DFOF is mildly irked

That he and his able band of geek  experts weren’t invited to cover the Crunchies from a fashion perspective. Perhaps we are too incisive, cutting edge and critical for the soft underbelly of silicon valley fashion? Last year we labelled it a sartorial wilderness.  Based on a browse through flickr, we see little evidence of improvement this year. A spotted waistcoat was about it. And when a Microsoft executive looks positively dapper then these are indeed trying times.


image   Even though Hugh wasn’t there, and this cartoon was drawn before the event, he managed to capture its essence. That is genius. We note that in true 2.0 style some folks have a business doing a geek fashion blog combined with some sort of online shop thingy. It is called hiscatalog.com DFOF wishes them luck.  They have written very kind things about the award winners in the hope that people will click on the pictures and buy the clothes.

Best Dressed at Le Web

Marissa Mayer from Google gets the vote for me. Black, grey and grey combo whilst Loic went for the velvet jacket approach. Most of us were wearing overcoats, scarves and anything than offered warmth in the cavernous ex morgue.

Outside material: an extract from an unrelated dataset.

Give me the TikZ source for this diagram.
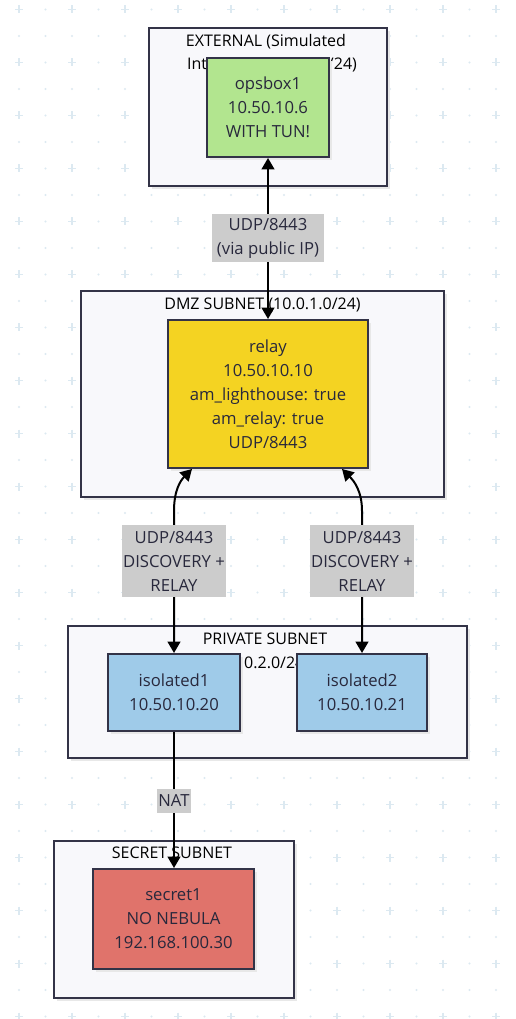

David Galbraith’s post at GigaOm captured the mood and fashion nicely – lots of French folks taking inspiration from Zoolander for their outfits.

photo credit xtof

Microsoft and fashion

Occasional DFOF contributor Steve Clayton alerted us to the Microsoft foray into apparel, and it has been covered by the broader fashion blogosphere. and tech types too.

DFOF supposes that if Camel and Caterpillar can be used to sell clothing, then why not other brands? There are enough geeks out there would would like to own t-shirts with DOS on them. DFOF can think of several of his friends who would love one. 



Microsoft is having some fun with this.


DFOF reckons that Microsoft would be best keeping this to tee-shirts. The brand would be a flop in the undergarment department.